David Eby n’a clairement pas mâché ses mots, mais il a parlé du cœur du problème. Une petite poignée de conglomérats médiatiques a acheté autant de petites stations locales que possible pour réduire la concurrence, puis a supprimé ces emplois et ces stations lorsqu’elles ont commencé à enregistrer des pertes. Toutes ces réductions ont eu lieu malgré le fait que BCE Inc, la société mère de Bell Média, a enregistré des revenus d’exploitation totalisant 6,7 milliards de dollars en 2023, ce qui représente une hausse par rapport aux 6,44 milliards de dollars de l’année précédente. Bell Média a déclaré avoir enregistré des pertes d’exploitation annuelles de 40 millions de dollars, mais elle a été ravie de recevoir 155 millions de dollars au titre de la Subvention salariale d’urgence du Canada pendant la pandémie, somme qui devait servir à préserver les emplois de son personnel. Qui plus est, Bell a annoncé avec un degré d’inconscience tel que même les individus les plus irréfléchis ou les plus cupides n’auraient pas pu rivaliser que, dans sa grande générosité, elle allait verser des dividendes de 3 % à ses actionnaires. Voilà qui constitue un versement parmi les plus élevés des sociétés cotées à la Bourse de Montréal (TMX). Ainsi, il y a plus d’argent pour les riches actionnaires, moins pour le journalisme local. Bell Média a déclaré des revenus de 697 millions de dollars l’année dernière, mais il semble que cela ne lui suffit pas.

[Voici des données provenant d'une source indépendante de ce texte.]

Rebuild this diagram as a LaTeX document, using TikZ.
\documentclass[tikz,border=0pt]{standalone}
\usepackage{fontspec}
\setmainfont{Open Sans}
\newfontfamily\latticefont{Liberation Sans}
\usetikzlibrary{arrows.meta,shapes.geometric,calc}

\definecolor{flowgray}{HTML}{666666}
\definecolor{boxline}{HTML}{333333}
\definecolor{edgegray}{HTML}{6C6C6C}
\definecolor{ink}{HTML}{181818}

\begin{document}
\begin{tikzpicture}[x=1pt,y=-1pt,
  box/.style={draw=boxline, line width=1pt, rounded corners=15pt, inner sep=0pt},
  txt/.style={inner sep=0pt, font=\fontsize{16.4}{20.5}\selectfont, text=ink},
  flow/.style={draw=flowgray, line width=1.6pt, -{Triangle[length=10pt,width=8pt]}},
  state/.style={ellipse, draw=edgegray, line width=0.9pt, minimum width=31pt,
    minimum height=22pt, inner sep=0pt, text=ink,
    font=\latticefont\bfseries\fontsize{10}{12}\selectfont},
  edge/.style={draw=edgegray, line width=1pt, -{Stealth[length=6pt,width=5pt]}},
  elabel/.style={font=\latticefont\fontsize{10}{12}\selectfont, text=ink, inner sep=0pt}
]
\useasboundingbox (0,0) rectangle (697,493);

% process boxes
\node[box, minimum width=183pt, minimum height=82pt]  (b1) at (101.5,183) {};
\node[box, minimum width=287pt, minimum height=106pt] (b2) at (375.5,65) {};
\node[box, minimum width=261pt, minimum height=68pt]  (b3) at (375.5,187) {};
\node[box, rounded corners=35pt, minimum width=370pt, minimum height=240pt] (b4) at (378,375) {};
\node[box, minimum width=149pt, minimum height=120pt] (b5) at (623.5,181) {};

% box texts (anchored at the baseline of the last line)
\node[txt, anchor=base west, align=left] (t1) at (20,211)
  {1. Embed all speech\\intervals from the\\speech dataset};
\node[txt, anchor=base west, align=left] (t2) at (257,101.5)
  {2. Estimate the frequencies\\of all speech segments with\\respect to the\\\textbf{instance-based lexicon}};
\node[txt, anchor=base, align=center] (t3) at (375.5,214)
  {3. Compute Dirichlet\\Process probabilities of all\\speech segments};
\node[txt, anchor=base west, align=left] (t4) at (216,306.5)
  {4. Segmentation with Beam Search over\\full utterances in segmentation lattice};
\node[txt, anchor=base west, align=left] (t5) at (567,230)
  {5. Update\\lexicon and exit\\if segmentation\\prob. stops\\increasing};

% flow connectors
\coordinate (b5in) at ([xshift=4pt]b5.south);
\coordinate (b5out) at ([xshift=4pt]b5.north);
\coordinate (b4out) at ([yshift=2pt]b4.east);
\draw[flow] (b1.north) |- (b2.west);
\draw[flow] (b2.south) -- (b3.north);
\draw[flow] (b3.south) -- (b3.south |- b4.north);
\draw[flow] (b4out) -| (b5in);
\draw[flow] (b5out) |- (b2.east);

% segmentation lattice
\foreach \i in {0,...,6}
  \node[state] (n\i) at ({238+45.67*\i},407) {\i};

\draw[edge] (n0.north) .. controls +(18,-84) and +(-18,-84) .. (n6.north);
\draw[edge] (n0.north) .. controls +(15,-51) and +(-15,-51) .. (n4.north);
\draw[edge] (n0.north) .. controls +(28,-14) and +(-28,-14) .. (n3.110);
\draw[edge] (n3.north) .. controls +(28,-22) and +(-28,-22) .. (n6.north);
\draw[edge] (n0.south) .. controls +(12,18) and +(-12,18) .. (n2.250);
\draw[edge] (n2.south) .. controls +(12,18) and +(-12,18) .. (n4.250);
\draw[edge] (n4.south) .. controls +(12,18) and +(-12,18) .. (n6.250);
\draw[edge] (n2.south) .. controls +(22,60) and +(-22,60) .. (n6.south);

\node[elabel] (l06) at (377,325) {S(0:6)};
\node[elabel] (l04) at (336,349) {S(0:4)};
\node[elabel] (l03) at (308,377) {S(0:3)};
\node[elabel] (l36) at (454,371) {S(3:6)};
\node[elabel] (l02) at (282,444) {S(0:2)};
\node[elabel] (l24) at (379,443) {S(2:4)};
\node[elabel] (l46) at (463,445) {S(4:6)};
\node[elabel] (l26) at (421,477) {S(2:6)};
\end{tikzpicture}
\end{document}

Il est clair que les médias traditionnels sont en situation de crise depuis plusieurs années. CBC/Radio-Canada a déjà annoncé qu’elle supprimerait quelque 650 emplois cette année. De son côté, Postmedia a annoncé en janvier une réduction de 11 % du nombre de ses journalistes. Toutefois, rien de tout cela ne rivalise avec ce que Bell a fait aujourd’hui. En effet, Bell a supprimé les bulletins de nouvelles télévisés à midi les jours de semaine dans toutes les stations CTV, à l’exception de ceux de Toronto, et les bulletins de nouvelles télévisés la fin de semaine dans toutes les stations CTV, à l’exception de ceux de Toronto, de Montréal et d’Ottawa. Cette situation aura de graves répercussions dans tout le pays, et la population canadienne aura de plus en plus de mal à obtenir des bulletins de nouvelles locales, télévisés ou radiodiffusés, qui les informent sur les problèmes au sein de leur collectivité.

Ce genre de situation n’offre que peu de consolation aux travailleurs. La direction de BCE a été convoquée devant le Comité permanent du patrimoine canadien pour expliquer les motifs de ces licenciements et ce que ces compressions signifient pour le journalisme local. Les néo-démocrates ont également insisté pour que les ministres du Patrimoine et de l’Industrie se présentent devant le Comité et donnent leurs impressions sur ces compressions dévastatrices, mais la majorité libérale du Comité a finalement rejeté cette proposition.

BCE a apparemment rejeté la faute sur tout le monde pour cette décision, notamment la décision récente du CRTC, qui oblige Bell à fournir aux petits fournisseurs d’accès Internet (FAI) un accès à leurs réseaux de fibre optique, ainsi que les grèves récentes chez les acteurs et scénaristes à Hollywood. Lorsqu’elle a mis la touche finale à l’entente sur le rachat de CTV en 2012, Bell a promis d’étendre et de promouvoir la diffusion et la radiodiffusion des nouvelles locales : 12 ans plus tard, nous en sommes à 4 800 emplois perdus. La solution à ce type de compressions dévastatrices consiste peut-être à ne pas laisser le gouvernement approuver les rachats d’entreprises, comme le récent accord entre Rogers et Shaw ou le rachat de HSBC par la RBC.